6 Mar 2015

Flight MH370 one year on: what we know – and don’t know

There is no trace of Malaysia Airlines flight MH370, which disappeared on 8 March 2014, nor of the 239 people on board. It remains one of the great aviation mysteries. Will it ever be solved?

There is no modern mystery as disturbing as the disappearance of Malaysia Airlines flight MH370.

In an age where such much of our lives relies on technology, where many of us can be contacted at any time or place, the idea that a modern aircraft can vanish off the face of the earth is almost unthinkable.

On 8 March it will be one year since the hunt began to locate the missing plane. Channel 4 News Asia Correspondent John Sparks noted at the time that both the company, Malaysia Airlines, and the plane model, Boeing 777, had top-notch safety records. “This tragic event defies attempts at explanation,” he wrote.

And 12 months on, that remains the case. Below is a timeline of the investigation and the latest situation, a summary of Channel 4 News coverage of early reaction to the incident, and an assessment of the theories – some sensible, some not so – about what happened.

Where is the investigation now?

The investigation is searching a priority area of 6,000 square kilometres and, as of 5 March, has searched approximately 43 per cent of the area. The search of the priority area, being carried out by four vessels, is expected to be completed in May.

Sonar is being used to identify objects of interest on the seabed, with category three objects being “of some interest” whilst category one objects are “of high interest and warrant immediate further investigation”. The search has found over 100 category three objects and ten categotry two objects (“of more interest”).

No category one objects have been identified.

MH370 sonar images

Above: left, a category three object, right a category two object, found in the hunt for MH370. Credit: ATSB and Phoenix International

Martin Dolan, chief commissioner of the Australian Transport Safety Bureau, which is leading the search, says he is confident the plane will be found in the remaining area.

But if it is not, the costs of expanding the search could be prohibitive. The budget for the search is estimated to be around $40m, and most of that is being used to search the 60,000 square kilometre priority area.

Mr Dolan says funding the expansion of the searc into a 1.2 million square kilometre area around the priority site is something “government’s will obviously have to bear in mind”.

Royal New Zealand Air Force Orion aircraft slies over the southern Indian Ocean

New Zealand search aircraft over the Indian Ocean, 31 March 2014 (Reuters)

Search and investigation

The aircraft takes off at 00.41 local time (MYT). The final verbal communication from the plane comes at 01.19 MYT when one of the pilots responds: “Good night Malaysian 370.”
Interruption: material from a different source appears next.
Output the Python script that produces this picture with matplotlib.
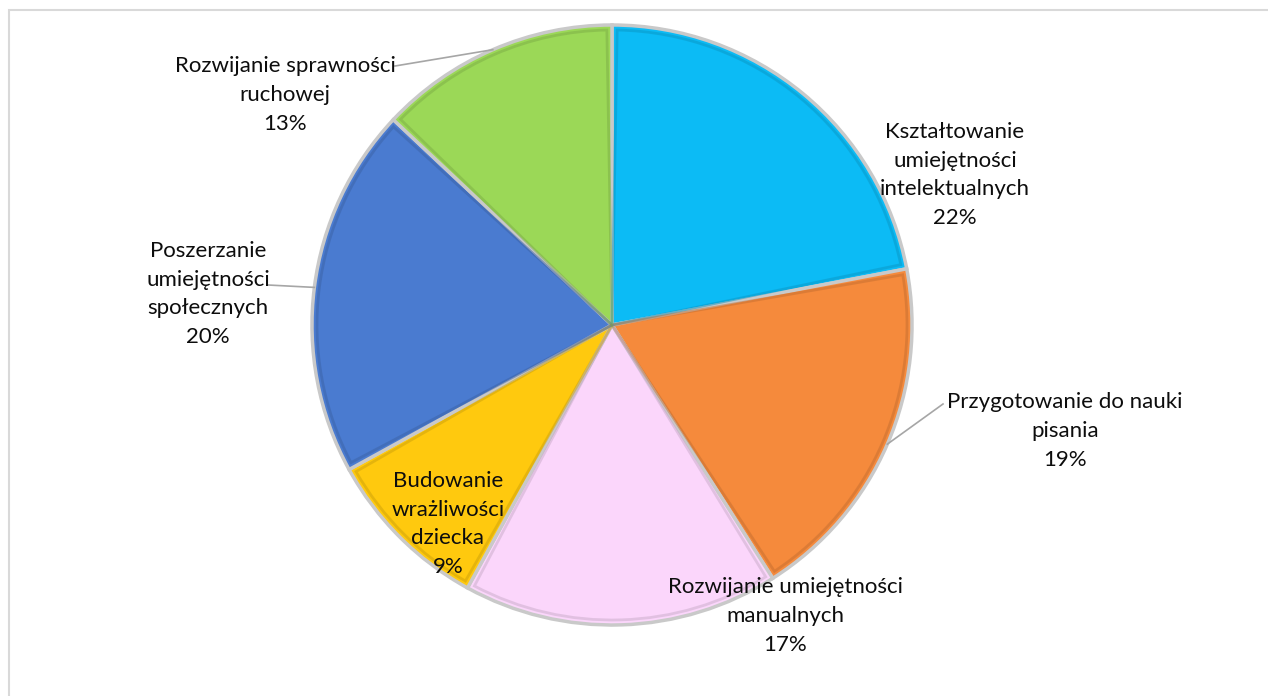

A statement by Malaysia Airlines later on 8 March confirms that contact with flight MH370 was lost at 02.40 and that the Malaysian authorities activated their search and rescue team to locate the aircraft. The focus is the Gulf of Thailand and the South China Sea.

Interactive map: the disappearance of MH370

The initial thrust of search operations is above ground and above water. By 15 March – one week after the disappearance – 26 countries are involved in the search, including Kazakhstan, Turkmenistan, Thailand, Indonesia and Australia.

Three days later China – 153 of whose citizens were passengers on the plane – launches a search operation on its own territory.

On 31 March, the Australian government takes the lead in the search and recovery operation in the southern Indian ocean in support of the Malaysian accident investigation.

Indian ocean

Southern Indian Ocean sea conditions from Fugro Discovery (source: ATSB, photo by ABIS Chris Beerens, RAN)

The search is intensified from the start of April amid concern over fading batteries powering the “pingers” on MH370 data recorders. Despite several instances of signal recognition in parts of the southern Indian ocean, there is no definitive identification of data or material from the missing aircraft.

Between May and September 2014, Australia initiates a topographical survey of the seabed in the southern Indian ocean ahead of an underwater search of the area, which begins on 6 October. Fugro is awarded the contract to conduct a search of 60,000km of sea floor in the southern Indian ocean from September. The GO Phoenix “vessel finder” begins work some 1,800 kilometres west of western Australia.

But 12 months on from the plane’s disappearance, and despite a hugely expensive operation across involving the deployment of planes, ships and submarines from countries across the world, there has been no definitive sighting of the plane.

The disappearance

The world was transfixed in the weeks and months following the MH370’s disappearance. An early Malaysia Airlines press conference left journalists and onlookers perplexed over what was known about the episode, while assessments of the mental state of the aircraft’s captain and co-pilot left many people none the wiser as to a possible human motivation for the disappearance.

Meanwhile, Chinese relatives of the missing passengers were threatening hunger strikes as they demanded more information from authorities in Malaysia.

The aftermath was played out across huge areas of land and sea, from Kuala Lumpur to Beijing, from Perth in western Australia to the bleak, turbulent waters of the southern Indian ocean.